When I was training for my first half marathon, I took an entire week off of running for my honeymoon at Turkey Run State Park in Indiana. I was not worried at all about losing any running fitness, in part because we hiked usually at least three hours a day on some fairly rugged trails. My first couple runs during my first week back were a bit rough: my long run felt hard because of soreness in my legs from hiking and my speed work was challenging. However, there really was not any noticeable difference in my speed or endurance, especially by my 12 mile long run the next weekend.
No matter how much of a planner you are when it comes to fitting in workouts, almost all runners will at some point miss several days of running during training for a race. It’s inevitable when a training plan spans 12-18 weeks, but you need not fret about lost fitness.
How quickly is running fitness lost? The answer to this question depends on several variables, including how fit you were before, how long you took off, and whether you did any cross-training during your time off.
There are several reasons you might choose to miss several days of running. It is highly advisable that you take a break during illness such as the flu or a stomach bug. Injuries will require complete rest from running in order for the body to heal, especially if they are running related injuries like plantar fasciitis or stress fractures. Other times, you may take a break from running but find other ways to stay active, such as lots of walking when traveling or doing yoga or strength training.
In most cases, you will benefit from taking a couple rest days in the case of injury or illness. In these cases, running can do more harm than good and actually increase the time you need to rest from activity. It is much better to take two days off when you feel the onset of an injury or start feeling sick rather than have to take off a couple weeks because you didn’t listen to your body.
In reality, a few days off from running will not damage your training, especially if you have a strong running base. If you’re in the middle of a half marathon or marathon, you should have enough miles under your feet to provide you with a strong enough base of fitness in case you miss a couple days.
One of my favorite running books, Hansons Half-Marathon Method, outlines what sort of losses can be expected at different intervals of time off from running (this information can also be found in the Hansons Marathon Method). When they refer to days missed here, they mean days off due to sickness or injury – so days where you are not only not running but also not cross-training. Here’s a summary of what they have to say about days off of running and losing your fitness.
– One to two days off: If you miss just a couple days, you can resume training as scheduled with no adjustments to intensity or mileage. Just jump back into your plan and don’t try to make up for the missed workouts. For example, if you have catch a bit of a cold after your long run on Sunday and rest Monday and Tuesday, just start back up as scheduled on Wednesday and continue according to a plan. Those couple missed runs won’t make or break your training.
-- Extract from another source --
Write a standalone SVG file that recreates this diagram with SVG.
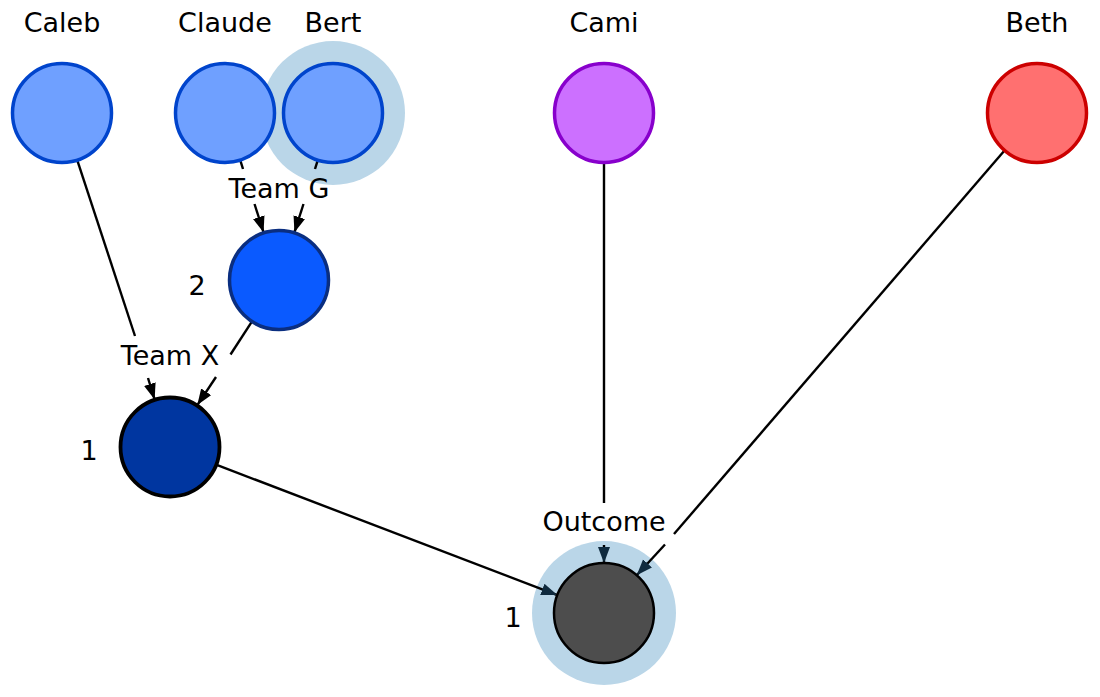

– Three to six days off: This still is not enough time off, even if you are confined to bed, to undo your train or make you have to reassess your goals. Ease back in with easy running for a couple days, then resume the previous week’s training for the rest of the week. This is why I often add a week into training – so I can go back a week if I miss workouts. If you didn’t add an extra week, resume at the current week in your plan.
-Seven to ten days off: If you have not engaged in any cross-training, you will likely see some losses in your fitness at this point and should not directly resume your plan. Even if you have been cross-training, you want to carefully ease yourself back into running to prevent injury. You may also at this point need to reconsider your goals, especially if you were aiming for a big PR. When you start running again, you should run easy for same number of days as you missed, then repeat the last training week you completed, and then resume the schedule from there. If you are set on achieving a very particular time goal (like qualifying for Boston), then you should consider a race a couple weeks later than your intended race so you can regain any lost fitness.
-More than ten days off: After more than a week and a half off, you will see about a 3-5% loss in your fitness gains from training. What this means, for example, is that if you are aiming for a 1:45 half-marathon, you are now more in the shape to run a 1:49 half; if you are aiming for a 2:00 half, you are now in 2:05 territory. The longer you take off, the more fitness you lose – so in three weeks off from running you can lose about 10% of your fitness, which would take the 1:45 goal down to 1:55 and a 2:00 goal down to 2:12! Once you have taken two or more weeks off from running, it may take more than two weeks to return to your previous fitness level.
If you have add about a week off but maintained cross-training at a similar intensity, you will have an easier and quicker transition back into running than if you had completely taken time off. If you have to take time off for running due to travel, then at least try to be as active as possible on your trip in order to resume your training. Here are some of my tips from coming back to training after not running but maintaining other activity for up to seven days:
– Repeat the last week of training you completed, and then resume your training plan.
– Run by effort, not by pace, especially if your first run back includes speed work and tempo efforts.
– Listen to your body: if your long runs feels too demanding, ease up on pace, add walk intervals, or end it early. Remember than few miles are better than no miles.
-Emphasize recovery to help your muscles re-adapt to the unique demands of running. Running is one of the highest impact forms of exercise, so be sure to stretch, foam roll, and get enough sleep to prevent soreness.